Set down exactly the lines of the listing below, please, beginning with the first and ending with the line that holds "(0,0) rectangle (1022,1274);".

+ + + + + + +

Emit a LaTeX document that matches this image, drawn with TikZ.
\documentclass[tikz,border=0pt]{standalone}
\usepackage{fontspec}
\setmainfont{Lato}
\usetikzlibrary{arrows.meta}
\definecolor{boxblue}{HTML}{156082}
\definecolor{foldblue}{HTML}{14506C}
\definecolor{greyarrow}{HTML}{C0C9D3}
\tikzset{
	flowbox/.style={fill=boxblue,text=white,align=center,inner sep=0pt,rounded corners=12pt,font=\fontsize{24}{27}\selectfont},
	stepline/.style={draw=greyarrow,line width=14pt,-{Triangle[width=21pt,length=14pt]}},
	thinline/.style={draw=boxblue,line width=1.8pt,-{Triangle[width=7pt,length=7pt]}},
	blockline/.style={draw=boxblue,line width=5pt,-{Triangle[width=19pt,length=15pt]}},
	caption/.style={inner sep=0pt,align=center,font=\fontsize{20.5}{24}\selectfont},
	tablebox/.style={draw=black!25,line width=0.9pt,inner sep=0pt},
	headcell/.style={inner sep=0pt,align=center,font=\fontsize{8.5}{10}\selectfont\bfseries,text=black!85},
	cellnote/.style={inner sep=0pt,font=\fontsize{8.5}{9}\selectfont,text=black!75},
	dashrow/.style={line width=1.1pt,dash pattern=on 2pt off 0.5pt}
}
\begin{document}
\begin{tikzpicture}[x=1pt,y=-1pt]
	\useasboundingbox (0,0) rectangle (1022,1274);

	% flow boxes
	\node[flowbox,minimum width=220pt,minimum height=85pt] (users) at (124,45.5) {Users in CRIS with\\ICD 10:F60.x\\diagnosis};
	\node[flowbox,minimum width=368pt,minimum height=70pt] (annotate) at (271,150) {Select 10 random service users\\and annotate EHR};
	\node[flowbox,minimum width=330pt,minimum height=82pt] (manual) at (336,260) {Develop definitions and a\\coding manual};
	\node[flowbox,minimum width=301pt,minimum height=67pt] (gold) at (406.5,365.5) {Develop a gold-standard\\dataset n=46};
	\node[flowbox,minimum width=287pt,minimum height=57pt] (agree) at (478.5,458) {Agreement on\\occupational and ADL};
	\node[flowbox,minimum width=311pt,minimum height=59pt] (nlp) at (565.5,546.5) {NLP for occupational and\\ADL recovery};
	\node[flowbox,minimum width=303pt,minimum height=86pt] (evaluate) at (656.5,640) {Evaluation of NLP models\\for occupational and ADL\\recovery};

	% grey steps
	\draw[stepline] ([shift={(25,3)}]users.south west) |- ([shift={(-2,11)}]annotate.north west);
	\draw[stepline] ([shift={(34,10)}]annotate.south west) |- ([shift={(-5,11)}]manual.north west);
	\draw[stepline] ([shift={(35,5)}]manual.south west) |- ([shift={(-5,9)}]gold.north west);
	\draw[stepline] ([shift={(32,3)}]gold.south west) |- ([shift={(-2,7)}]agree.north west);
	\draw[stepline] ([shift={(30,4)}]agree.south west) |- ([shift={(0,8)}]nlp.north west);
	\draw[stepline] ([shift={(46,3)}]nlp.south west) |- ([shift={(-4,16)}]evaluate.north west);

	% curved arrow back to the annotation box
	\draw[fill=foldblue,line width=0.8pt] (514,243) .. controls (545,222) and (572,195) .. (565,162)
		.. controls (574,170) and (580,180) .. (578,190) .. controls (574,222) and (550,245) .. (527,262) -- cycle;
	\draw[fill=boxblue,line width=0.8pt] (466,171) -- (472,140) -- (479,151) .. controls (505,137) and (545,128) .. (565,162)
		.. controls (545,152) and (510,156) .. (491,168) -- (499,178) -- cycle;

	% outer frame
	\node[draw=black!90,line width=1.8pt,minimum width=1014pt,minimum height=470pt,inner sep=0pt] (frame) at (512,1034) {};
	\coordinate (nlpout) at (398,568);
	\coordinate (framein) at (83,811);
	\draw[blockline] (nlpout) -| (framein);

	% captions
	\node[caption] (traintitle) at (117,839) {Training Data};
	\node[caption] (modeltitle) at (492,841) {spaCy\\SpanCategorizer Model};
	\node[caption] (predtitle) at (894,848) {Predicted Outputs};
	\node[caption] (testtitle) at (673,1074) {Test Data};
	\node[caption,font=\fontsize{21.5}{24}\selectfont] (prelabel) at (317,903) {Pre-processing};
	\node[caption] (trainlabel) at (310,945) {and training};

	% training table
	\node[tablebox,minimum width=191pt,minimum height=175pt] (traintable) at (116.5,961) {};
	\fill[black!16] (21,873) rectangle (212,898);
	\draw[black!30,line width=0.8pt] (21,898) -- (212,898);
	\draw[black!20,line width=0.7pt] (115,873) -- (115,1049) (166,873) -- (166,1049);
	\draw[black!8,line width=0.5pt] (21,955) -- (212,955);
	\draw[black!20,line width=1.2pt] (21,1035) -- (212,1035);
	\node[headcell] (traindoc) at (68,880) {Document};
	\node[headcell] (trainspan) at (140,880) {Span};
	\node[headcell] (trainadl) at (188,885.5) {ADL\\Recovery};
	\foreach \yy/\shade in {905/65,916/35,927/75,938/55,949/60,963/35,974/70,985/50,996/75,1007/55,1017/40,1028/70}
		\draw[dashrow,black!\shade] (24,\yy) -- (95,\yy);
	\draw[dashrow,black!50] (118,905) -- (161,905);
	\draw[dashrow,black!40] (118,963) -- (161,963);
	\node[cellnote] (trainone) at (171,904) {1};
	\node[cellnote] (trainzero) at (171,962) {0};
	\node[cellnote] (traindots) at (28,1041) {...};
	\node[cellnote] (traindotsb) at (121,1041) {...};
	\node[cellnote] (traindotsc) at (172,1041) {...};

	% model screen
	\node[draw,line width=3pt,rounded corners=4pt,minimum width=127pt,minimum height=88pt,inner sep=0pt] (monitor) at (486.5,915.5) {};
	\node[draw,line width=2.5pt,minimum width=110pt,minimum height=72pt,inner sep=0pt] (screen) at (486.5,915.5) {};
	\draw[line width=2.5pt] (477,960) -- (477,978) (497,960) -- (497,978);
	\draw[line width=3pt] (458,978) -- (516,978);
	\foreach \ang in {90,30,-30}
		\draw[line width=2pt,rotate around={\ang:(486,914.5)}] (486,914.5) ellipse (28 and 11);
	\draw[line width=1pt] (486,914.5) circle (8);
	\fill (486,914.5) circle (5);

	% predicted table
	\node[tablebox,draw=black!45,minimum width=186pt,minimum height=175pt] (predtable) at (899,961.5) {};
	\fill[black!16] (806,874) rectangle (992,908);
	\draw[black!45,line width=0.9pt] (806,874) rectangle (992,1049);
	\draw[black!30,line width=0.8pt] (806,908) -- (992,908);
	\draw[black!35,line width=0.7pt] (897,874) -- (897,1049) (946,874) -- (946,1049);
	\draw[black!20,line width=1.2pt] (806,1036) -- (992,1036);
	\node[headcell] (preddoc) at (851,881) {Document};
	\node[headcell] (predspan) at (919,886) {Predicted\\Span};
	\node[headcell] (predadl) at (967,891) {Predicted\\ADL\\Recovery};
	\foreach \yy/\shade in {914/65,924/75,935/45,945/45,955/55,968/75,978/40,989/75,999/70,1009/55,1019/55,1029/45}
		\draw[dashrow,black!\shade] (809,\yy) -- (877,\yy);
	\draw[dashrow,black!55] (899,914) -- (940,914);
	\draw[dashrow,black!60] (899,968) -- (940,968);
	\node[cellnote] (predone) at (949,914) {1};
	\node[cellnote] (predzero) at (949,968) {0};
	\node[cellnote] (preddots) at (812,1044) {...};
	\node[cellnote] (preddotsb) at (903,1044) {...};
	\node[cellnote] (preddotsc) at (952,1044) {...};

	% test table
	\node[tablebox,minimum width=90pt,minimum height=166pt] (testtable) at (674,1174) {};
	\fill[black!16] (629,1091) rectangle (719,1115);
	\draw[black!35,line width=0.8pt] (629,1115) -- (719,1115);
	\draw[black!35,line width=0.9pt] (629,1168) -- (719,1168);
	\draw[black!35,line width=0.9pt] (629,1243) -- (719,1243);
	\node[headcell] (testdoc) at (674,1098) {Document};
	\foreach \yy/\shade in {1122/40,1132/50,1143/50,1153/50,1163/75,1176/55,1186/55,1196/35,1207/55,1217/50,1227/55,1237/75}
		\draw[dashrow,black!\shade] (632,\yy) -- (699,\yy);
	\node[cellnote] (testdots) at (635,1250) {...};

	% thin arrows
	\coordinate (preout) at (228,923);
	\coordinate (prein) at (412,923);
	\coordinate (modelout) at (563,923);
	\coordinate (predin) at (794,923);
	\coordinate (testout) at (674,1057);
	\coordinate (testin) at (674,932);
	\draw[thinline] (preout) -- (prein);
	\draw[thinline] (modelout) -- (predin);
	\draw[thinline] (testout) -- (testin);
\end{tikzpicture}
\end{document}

+ + + + + + +

The response:
Emit a LaTeX document that matches this image, drawn with TikZ.
\documentclass[tikz,border=0pt]{standalone}
\usepackage{fontspec}
\setmainfont{Lato}
\usetikzlibrary{arrows.meta}
\definecolor{boxblue}{HTML}{156082}
\definecolor{foldblue}{HTML}{14506C}
\definecolor{greyarrow}{HTML}{C0C9D3}
\tikzset{
	flowbox/.style={fill=boxblue,text=white,align=center,inner sep=0pt,rounded corners=12pt,font=\fontsize{24}{27}\selectfont},
	stepline/.style={draw=greyarrow,line width=14pt,-{Triangle[width=21pt,length=14pt]}},
	thinline/.style={draw=boxblue,line width=1.8pt,-{Triangle[width=7pt,length=7pt]}},
	blockline/.style={draw=boxblue,line width=5pt,-{Triangle[width=19pt,length=15pt]}},
	caption/.style={inner sep=0pt,align=center,font=\fontsize{20.5}{24}\selectfont},
	tablebox/.style={draw=black!25,line width=0.9pt,inner sep=0pt},
	headcell/.style={inner sep=0pt,align=center,font=\fontsize{8.5}{10}\selectfont\bfseries,text=black!85},
	cellnote/.style={inner sep=0pt,font=\fontsize{8.5}{9}\selectfont,text=black!75},
	dashrow/.style={line width=1.1pt,dash pattern=on 2pt off 0.5pt}
}
\begin{document}
\begin{tikzpicture}[x=1pt,y=-1pt]
	\useasboundingbox (0,0) rectangle (1022,1274);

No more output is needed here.